This month, I would like to discuss concerns among many in our community regarding how research quality is assessed.
As I mentioned in my last message, for companies, such an assessment is relatively easy—you can look at the profit-and-loss column. In academic research, measures of success are more complex; doing justice to the science requires a multidimensional analysis. Unfortunately, those ultimately deciding about research funding are not necessarily experts—and too often, they look primarily at bibliometrics such as the number of citations a publication or researcher has attracted, the researcher’s h-index and so on.
While the number of citations arguably has some meaning as an indication of the influence of a paper or researcher in a given field, the assessment is more difficult for very recent papers that have not had time to attract citations. In this case, one habit is to look at the citations a particular journal has attracted in the past, using a measure such as the analytics firm Clarivate’s Journal Impact Factor. But the relation between the quality of a research paper and the long-term performance of the journal in which it’s published is extremely indirect, to say the least. Nonetheless, some funding agencies require that project results be published only in a journal that lies in the top quartile based on Impact Factor. That is not a good development.
Eleven years ago, a group of editors and publishers formulated recommendations to funding agencies, academic institutions, journals, organizations that supply metrics, and individual researchers. These were embodied in the San Francisco Declaration on Research Assessment (DORA; sfdora.org). More than 24,000 individuals and organizations (including Optica) in 165 countries have signed the declaration during the past decade. In December 2023, one of the signatories, Sorbonne University in Paris, even discontinued its subscription to the bibliometric tools (including Web of Science) offered by Clarivate. Nonetheless, some still search for easy marks of quality—and the Journal Impact Factor, a doubtful quality criterion for an individual paper, continues to be used.

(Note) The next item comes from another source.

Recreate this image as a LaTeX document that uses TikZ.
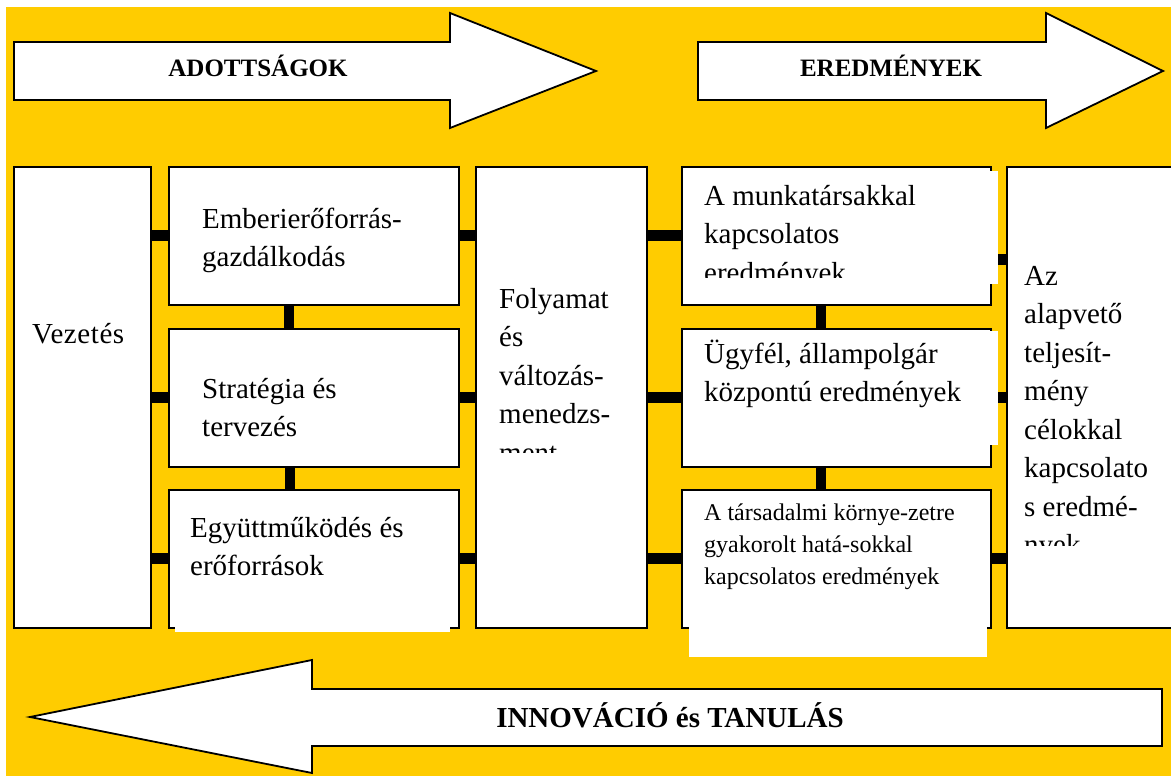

We can all agree that every scientific paper deserves to be reviewed thoroughly. For most papers, this happens several times, and independently—by the journal in the peer review process; by one or several funding agencies; by search committees; perhaps by others. This replication does not seem very efficient. Given the apparent, ongoing desire for an easy-to-use quality mark, it would be nice to introduce more efficiency—for example, by using the result of the initial peer review process. A number of journals, including some Optica publications, already offer transparent peer review, in which authors and reviewers can agree to make all peer review correspondence available as part of the published paper. While a step in the right direction, this does not provide a quality mark that can be easily used by nonexperts.
How this situation can be improved should be a topic of interest for everyone in the research community.